> _Work to be completed_: Return, exactly as written, the lines that start at the one holding "Reproduce this chart with Bokeh." and end at the one holding "y_minor_ticks = [25, 50, 100, 125, 175, 200, 250, 275, 325]", with both of those lines kept. Skip any pictures.

> _Material for this exercise_:
=-=-=

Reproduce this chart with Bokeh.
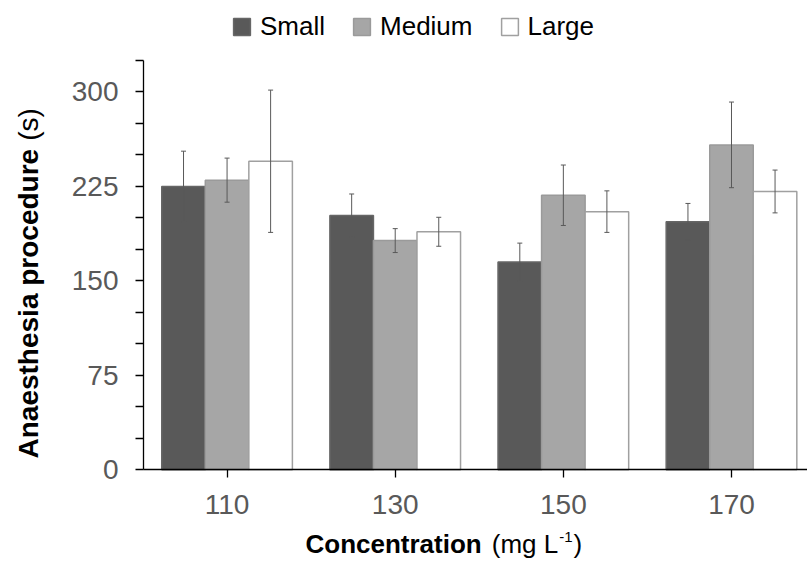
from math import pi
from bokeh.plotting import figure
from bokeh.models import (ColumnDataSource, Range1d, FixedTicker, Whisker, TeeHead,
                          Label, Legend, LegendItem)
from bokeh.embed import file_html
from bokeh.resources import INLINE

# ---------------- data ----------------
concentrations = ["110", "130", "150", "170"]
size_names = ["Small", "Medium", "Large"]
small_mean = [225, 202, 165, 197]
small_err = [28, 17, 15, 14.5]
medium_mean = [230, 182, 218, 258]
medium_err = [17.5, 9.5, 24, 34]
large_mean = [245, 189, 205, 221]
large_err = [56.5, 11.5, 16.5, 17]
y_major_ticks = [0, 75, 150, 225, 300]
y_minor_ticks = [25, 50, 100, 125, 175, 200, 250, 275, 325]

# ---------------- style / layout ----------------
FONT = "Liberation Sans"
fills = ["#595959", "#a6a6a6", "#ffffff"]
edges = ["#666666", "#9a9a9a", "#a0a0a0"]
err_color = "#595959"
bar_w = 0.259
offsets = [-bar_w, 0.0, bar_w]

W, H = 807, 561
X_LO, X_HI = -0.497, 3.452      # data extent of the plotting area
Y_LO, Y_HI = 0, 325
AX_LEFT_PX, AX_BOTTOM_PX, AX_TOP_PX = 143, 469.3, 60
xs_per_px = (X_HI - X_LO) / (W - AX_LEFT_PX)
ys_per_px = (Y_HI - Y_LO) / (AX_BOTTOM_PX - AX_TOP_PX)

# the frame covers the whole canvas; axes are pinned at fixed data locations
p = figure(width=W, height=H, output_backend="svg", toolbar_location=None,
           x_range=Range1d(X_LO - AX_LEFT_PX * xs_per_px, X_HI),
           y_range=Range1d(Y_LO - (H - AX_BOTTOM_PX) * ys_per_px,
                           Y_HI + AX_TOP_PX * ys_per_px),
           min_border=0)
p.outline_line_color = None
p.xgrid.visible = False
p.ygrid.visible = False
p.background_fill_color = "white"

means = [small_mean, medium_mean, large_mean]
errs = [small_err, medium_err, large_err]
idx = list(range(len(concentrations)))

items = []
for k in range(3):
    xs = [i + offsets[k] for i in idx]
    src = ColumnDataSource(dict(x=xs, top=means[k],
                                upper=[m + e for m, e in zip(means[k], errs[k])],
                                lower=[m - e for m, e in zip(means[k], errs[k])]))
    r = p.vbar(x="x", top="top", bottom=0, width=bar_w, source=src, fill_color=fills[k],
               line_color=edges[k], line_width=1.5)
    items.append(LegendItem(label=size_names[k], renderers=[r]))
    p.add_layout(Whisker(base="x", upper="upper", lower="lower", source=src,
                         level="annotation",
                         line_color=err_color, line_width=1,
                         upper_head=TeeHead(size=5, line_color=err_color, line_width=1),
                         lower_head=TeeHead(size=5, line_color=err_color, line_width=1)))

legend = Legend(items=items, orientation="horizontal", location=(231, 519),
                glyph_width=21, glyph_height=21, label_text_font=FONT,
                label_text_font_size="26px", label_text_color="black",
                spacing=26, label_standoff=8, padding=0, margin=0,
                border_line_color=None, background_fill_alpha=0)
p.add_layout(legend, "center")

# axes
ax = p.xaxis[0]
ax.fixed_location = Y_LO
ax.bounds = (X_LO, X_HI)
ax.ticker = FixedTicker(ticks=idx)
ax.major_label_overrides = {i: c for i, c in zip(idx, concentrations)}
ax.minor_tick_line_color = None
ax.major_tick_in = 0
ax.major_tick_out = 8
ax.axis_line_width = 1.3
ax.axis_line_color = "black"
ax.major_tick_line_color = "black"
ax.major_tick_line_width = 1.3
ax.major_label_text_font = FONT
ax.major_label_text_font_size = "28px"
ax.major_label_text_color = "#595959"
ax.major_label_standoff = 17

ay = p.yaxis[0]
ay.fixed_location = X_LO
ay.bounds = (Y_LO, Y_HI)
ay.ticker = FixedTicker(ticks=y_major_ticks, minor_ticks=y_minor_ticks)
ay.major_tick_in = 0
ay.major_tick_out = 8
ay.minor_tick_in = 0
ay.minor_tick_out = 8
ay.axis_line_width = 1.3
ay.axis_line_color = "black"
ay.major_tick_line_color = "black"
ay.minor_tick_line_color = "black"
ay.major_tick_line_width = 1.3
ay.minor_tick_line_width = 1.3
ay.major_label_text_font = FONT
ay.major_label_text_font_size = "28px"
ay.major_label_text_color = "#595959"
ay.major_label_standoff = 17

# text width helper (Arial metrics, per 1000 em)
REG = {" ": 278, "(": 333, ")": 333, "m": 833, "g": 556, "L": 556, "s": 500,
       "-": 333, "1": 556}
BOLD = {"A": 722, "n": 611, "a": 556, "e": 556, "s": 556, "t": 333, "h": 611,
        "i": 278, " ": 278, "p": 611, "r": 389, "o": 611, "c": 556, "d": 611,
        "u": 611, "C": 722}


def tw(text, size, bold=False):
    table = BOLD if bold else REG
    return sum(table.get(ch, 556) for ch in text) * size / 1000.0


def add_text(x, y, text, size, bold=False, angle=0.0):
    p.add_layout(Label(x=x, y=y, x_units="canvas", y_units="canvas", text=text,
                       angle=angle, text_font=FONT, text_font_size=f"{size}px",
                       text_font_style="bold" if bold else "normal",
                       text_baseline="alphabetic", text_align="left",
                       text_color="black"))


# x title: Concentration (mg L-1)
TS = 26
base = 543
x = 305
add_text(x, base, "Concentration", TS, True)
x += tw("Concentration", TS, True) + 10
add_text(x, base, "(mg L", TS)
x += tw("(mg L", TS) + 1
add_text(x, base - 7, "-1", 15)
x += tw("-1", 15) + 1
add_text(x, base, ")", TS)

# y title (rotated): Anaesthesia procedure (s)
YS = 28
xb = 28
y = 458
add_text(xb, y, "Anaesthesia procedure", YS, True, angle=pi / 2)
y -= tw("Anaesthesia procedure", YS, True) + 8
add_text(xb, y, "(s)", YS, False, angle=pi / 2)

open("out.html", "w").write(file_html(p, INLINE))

=-=-=

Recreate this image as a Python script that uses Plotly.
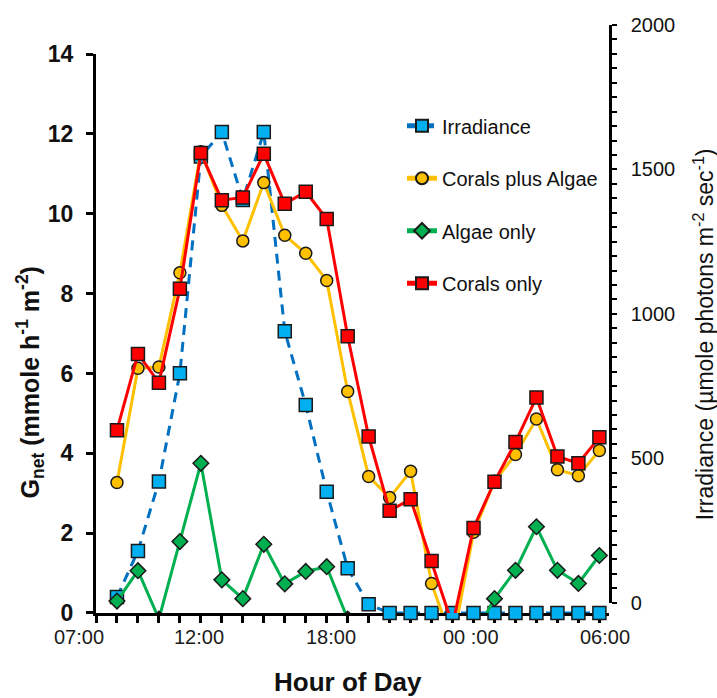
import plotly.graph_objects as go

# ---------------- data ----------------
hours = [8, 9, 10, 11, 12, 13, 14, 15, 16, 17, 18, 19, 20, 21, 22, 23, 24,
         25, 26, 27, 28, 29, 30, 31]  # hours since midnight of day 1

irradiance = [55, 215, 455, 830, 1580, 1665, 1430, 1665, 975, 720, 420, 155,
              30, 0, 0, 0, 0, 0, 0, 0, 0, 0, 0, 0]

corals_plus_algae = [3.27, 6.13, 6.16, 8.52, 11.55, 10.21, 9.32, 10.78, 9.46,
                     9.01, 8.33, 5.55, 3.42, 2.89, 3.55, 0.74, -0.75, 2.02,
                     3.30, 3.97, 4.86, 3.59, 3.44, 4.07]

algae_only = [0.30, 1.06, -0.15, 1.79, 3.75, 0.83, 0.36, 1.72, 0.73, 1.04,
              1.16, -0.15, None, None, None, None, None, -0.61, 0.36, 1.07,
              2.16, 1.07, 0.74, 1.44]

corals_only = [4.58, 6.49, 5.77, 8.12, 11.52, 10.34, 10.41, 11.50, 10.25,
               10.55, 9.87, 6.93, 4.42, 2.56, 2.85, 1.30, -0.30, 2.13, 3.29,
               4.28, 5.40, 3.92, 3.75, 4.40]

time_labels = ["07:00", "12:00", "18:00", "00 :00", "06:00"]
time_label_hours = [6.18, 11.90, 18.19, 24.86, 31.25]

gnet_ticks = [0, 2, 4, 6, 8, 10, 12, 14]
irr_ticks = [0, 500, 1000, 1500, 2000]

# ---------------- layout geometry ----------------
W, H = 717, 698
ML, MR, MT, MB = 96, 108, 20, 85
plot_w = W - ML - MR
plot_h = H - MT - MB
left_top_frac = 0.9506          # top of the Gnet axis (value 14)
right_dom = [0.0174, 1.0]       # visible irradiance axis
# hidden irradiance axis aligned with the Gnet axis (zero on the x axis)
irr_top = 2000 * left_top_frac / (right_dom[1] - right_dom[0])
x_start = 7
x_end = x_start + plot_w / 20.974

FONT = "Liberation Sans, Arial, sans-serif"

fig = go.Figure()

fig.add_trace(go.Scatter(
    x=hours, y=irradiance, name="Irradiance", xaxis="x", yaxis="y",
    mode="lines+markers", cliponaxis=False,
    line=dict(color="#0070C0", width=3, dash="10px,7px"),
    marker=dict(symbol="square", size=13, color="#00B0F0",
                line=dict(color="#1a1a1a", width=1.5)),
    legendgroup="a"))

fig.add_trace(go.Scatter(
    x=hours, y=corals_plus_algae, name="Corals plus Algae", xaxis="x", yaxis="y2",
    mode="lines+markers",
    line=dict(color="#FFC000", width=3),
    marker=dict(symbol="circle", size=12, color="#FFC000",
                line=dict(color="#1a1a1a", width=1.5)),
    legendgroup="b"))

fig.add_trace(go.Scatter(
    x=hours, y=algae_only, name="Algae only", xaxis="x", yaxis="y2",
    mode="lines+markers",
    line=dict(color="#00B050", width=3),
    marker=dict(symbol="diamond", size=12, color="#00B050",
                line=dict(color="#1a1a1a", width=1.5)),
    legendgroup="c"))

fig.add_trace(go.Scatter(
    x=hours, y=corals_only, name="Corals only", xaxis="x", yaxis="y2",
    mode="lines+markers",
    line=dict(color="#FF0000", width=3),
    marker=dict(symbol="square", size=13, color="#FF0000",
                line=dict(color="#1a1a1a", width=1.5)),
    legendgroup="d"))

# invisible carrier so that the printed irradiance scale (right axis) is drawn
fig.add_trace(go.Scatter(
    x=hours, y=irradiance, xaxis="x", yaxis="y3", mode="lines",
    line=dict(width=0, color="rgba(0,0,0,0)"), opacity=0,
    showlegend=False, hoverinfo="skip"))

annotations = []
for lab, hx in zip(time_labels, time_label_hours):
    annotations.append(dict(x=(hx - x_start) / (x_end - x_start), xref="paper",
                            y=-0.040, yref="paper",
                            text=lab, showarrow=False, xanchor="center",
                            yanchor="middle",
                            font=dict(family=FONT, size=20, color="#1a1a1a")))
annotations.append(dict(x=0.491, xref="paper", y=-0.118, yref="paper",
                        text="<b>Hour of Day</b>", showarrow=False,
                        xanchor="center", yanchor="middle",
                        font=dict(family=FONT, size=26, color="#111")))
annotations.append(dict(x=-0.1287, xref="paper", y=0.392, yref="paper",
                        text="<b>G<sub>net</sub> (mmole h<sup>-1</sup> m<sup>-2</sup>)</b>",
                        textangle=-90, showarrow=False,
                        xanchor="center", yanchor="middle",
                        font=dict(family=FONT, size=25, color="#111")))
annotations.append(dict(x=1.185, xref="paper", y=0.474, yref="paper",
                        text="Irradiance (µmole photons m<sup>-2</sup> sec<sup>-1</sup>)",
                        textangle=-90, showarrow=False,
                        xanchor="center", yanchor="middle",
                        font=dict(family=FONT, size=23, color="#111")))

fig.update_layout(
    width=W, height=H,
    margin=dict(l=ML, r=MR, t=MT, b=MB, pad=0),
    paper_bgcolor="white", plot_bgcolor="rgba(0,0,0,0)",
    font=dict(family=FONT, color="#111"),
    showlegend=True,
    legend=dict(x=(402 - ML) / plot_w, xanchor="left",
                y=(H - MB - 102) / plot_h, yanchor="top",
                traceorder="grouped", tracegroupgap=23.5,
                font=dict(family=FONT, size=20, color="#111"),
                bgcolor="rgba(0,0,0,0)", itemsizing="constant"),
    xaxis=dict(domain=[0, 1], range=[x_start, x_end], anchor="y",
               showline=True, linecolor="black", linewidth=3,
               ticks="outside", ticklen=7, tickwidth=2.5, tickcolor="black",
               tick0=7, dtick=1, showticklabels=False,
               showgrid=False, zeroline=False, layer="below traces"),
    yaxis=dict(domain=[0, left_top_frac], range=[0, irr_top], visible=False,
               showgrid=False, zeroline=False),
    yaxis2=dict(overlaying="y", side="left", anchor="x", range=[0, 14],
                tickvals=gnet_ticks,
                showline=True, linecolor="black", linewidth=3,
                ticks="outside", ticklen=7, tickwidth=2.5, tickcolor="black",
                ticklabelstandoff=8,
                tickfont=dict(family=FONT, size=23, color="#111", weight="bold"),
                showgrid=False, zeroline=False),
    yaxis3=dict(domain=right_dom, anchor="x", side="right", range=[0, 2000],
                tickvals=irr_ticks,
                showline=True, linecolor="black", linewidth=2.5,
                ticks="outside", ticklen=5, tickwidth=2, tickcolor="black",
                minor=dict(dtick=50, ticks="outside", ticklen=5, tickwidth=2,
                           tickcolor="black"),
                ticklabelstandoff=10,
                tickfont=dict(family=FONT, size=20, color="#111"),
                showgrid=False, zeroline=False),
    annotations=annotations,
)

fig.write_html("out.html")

=-=-=

> _Response to this exercise_:
Reproduce this chart with Bokeh.
from math import pi
from bokeh.plotting import figure
from bokeh.models import (ColumnDataSource, Range1d, FixedTicker, Whisker, TeeHead,
                          Label, Legend, LegendItem)
from bokeh.embed import file_html
from bokeh.resources import INLINE

# ---------------- data ----------------
concentrations = ["110", "130", "150", "170"]
size_names = ["Small", "Medium", "Large"]
small_mean = [225, 202, 165, 197]
small_err = [28, 17, 15, 14.5]
medium_mean = [230, 182, 218, 258]
medium_err = [17.5, 9.5, 24, 34]
large_mean = [245, 189, 205, 221]
large_err = [56.5, 11.5, 16.5, 17]
y_major_ticks = [0, 75, 150, 225, 300]
y_minor_ticks = [25, 50, 100, 125, 175, 200, 250, 275, 325]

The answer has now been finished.